** Start of Supplied records **

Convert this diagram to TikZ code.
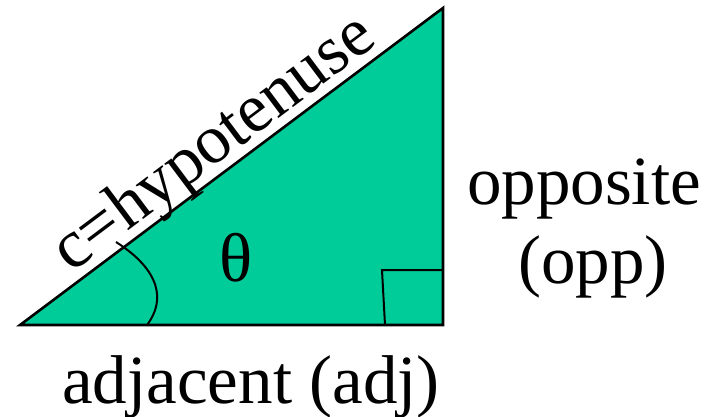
\documentclass[tikz,border=0pt]{standalone}
\usepackage{fontspec}
\setmainfont{Liberation Serif}
\definecolor{trifill}{RGB}{0,204,153}
\begin{document}
\begin{tikzpicture}[x=1pt,y=-1pt,
  lbl/.style={font=\fontsize{69}{69}\selectfont, inner sep=0pt, anchor=base},
  thin line/.style={line width=2pt}]
\useasboundingbox (0,0) rectangle (728,417);
\coordinate (A) at (20,325);
\coordinate (B) at (443,325);
\coordinate (C) at (443,8);
\filldraw[fill=trifill, line width=2.6pt, line join=miter] (A) -- (B) -- (C) -- cycle;
% right angle mark
\coordinate (R1) at (382,270);
\coordinate (R2) at (443,270);
\coordinate (R3) at (385,325);
\draw[thin line] (R2) -- (R1) -- (R3);
% angle arc
\coordinate (P1) at (116,242);
\coordinate (P2) at (147,325);
\draw[thin line] (P1) .. controls (160,270) and (166,300) .. (P2);
% labels
\node[lbl, rotate=36.85] (hyp) at (225,158.5) {c=hypotenuse};
\node[lbl] (theta) at (236,281) {θ};
\node[lbl] (opp1) at (584,204) {opposite};
\node[lbl] (opp2) at (593,283) {(opp)};
\node[lbl] (adj) at (251,403) {adjacent (adj)};
\end{tikzpicture}
\end{document}
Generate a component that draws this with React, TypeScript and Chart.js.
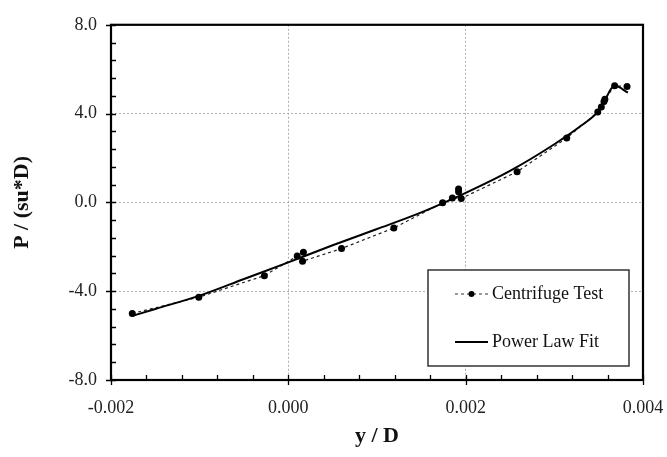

** End of Supplied records **

__What is expected__: Reproduce all of the data exactly; the pictures do not belong in the copy.

__Task solution__:
Convert this diagram to TikZ code.
\documentclass[tikz,border=0pt]{standalone}
\usepackage{fontspec}
\setmainfont{Liberation Serif}
\definecolor{trifill}{RGB}{0,204,153}
\begin{document}
\begin{tikzpicture}[x=1pt,y=-1pt,
  lbl/.style={font=\fontsize{69}{69}\selectfont, inner sep=0pt, anchor=base},
  thin line/.style={line width=2pt}]
\useasboundingbox (0,0) rectangle (728,417);
\coordinate (A) at (20,325);
\coordinate (B) at (443,325);
\coordinate (C) at (443,8);
\filldraw[fill=trifill, line width=2.6pt, line join=miter] (A) -- (B) -- (C) -- cycle;
% right angle mark
\coordinate (R1) at (382,270);
\coordinate (R2) at (443,270);
\coordinate (R3) at (385,325);
\draw[thin line] (R2) -- (R1) -- (R3);
% angle arc
\coordinate (P1) at (116,242);
\coordinate (P2) at (147,325);
\draw[thin line] (P1) .. controls (160,270) and (166,300) .. (P2);
% labels
\node[lbl, rotate=36.85] (hyp) at (225,158.5) {c=hypotenuse};
\node[lbl] (theta) at (236,281) {θ};
\node[lbl] (opp1) at (584,204) {opposite};
\node[lbl] (opp2) at (593,283) {(opp)};
\node[lbl] (adj) at (251,403) {adjacent (adj)};
\end{tikzpicture}
\end{document}
Generate a component that draws this with React, TypeScript and Chart.js.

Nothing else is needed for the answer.